"I see most often that social innovators are ordinary people brave enough to do extraordinary things." Fireside chat with Suzanne Wisse-Huiskes, CEO of Euclid Network
"During my years living in Nigeria, I have learned that even if entrepreneurs have great ideas, they need to have a supportive ecosystem to flourish. They cannot operate in a vacuum simply because they rely on other systems, like legislation, place of sales, and even research.
At Euclid Network, the European Network for social enterprises and impact-driven leaders, we work with the front runners in the social enterprise space in Europe. Yet, we still need to build up and strengthen an ecosystem that represents them and changes the environment where they operate.
In many ways, social enterprises are raising the bar for creating innovative solutions that have a positive impact.
They have the power to transform industries and inspire change in various ways. I see most often that social innovators are ordinary people brave enough to do extraordinary things. They are taking the energy to work hard for a long time, usually at least five years from the idea phase, before they can see the actual impact of their work.
To get through challenges, social entrepreneurs need to be persistent, resilient and creative, and I think what they teach us is that every business has the power to change the world if they want to.
In order to do that, they definitely need every support they can get along the way. That is where I see the relevance of our work through our community with members based in 21 European countries, including social enterprise support organisations like incubators, national networks, research centres, and universities.
Top 100 Women in social enterprise - initiative of the Euclid Network
A great project that highlights the power of collaboration is the ‘Top 100 Women in social enterprise’ initiative. We launched it in 2021 to celebrate female social entrepreneurs and put their journey and achievements in the spotlight while inspiring and connecting them.
We have two categories for application: Social Entrepreneur and Social Innovator.
We had little funding for this campaign but felt the need to emphasise the work of these fantastic women. We ended up with a project that all my team loved from start to finish and accomplished more through collaboration than we could have imagined.
For me, this was such an amazing experience discovering and sharing so many impact stories. It has also proved not to underestimate the power we all have to challenge and change the status quo we live in.
The call for nominations is open for 2022 as we aim to expand the reach of inspirational stories of female changemakers.
Social enterprises are setting an example for other mainstream enterprises that things can be done differently.

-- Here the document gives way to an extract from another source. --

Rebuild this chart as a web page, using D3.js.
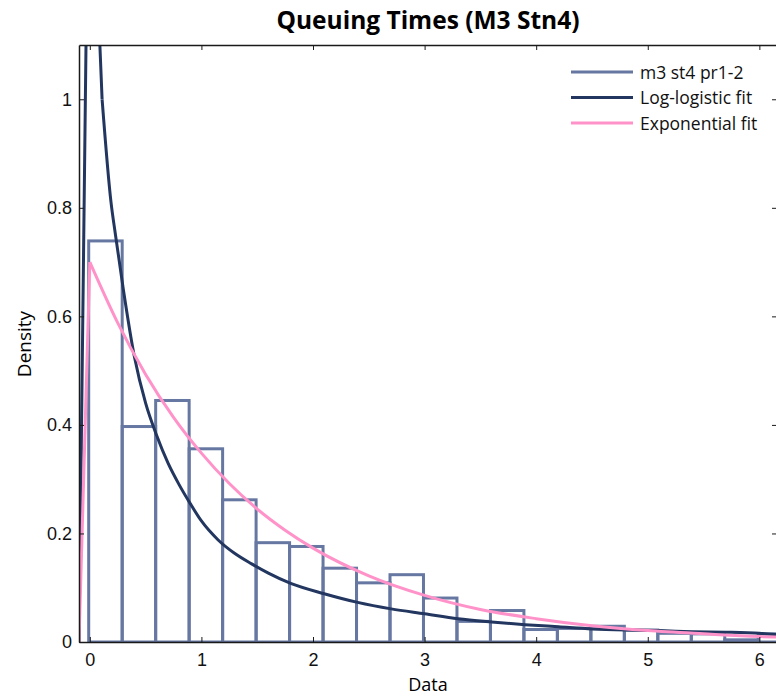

They also provide new business models that were not there before, offering alternative products and services to consumers with a unique value proposition.
For instance, if we look at sustainable fashion, there is a lot of learning there that corporates could take on or further explore to set new standards for doing business. For a long time, we have believed that consumers can make their own choices, and once there is a more sustainable product or service, they will ultimately choose that.
But it is not that simple, given the overload of information and the fact that these goods are still more expensive than the non-sustainable products. Now we can see the role of corporations through their supply chains and also the importance of having supportive legislation.
However, the lack of awareness is precisely one of the main barriers to changing business as usual, and that is one of our key focus areas. There are still many misleading assumptions around social entrepreneurship, and our job includes eliminating these assumptions and making sure that we have clear communication towards different stakeholders.
When we talk about social enterprise, we actually speak about many different shapes and sizes and even legal forms depending on the countries we are looking at. So what we rather talk about is their work, activities, and impacts.
One example of why representation is so critical became visible when governments worked on action plans for COVID recovery. Social enterprises were left out of these plans for simple reasons. Underrepresentation and the absence of clear legal structures to identifying social enterprises are not helping when it comes to high-level decision-making.
This is where we need to work hard for better recognition and creating a powerful unified voice that cannot be ignored. A few important and imminent opportunities would include better support from governments; more visibility for the sector; a better understanding of the ‘impact first’ social enterprise business model versus the traditional business model where financial returns come before social and environmental impact; a more supportive legal and policy environment; more aligned funding instruments.
That is what we want to do at Euclid Network, and that is what we are fighting to create more opportunities and allocate more available funding for this sector.
I think we need to step over our own shadows as we operate in a tiny bubble and reach out to stakeholders who could help us. Putting aside differences is part of the process, and honestly, we simply do not have the time to bicker amongst ourselves.
We have a bigger fish to fry, which is unlocking the economic potential of social enterprises.
I trust that our work can activate stakeholders to work for common goals and not just talk about leading the change or creating change but actually doing it. When I see my team at work putting their hearts into our mission and collaborating with our partners, it makes me believe that we can turn things around as long as we stick together."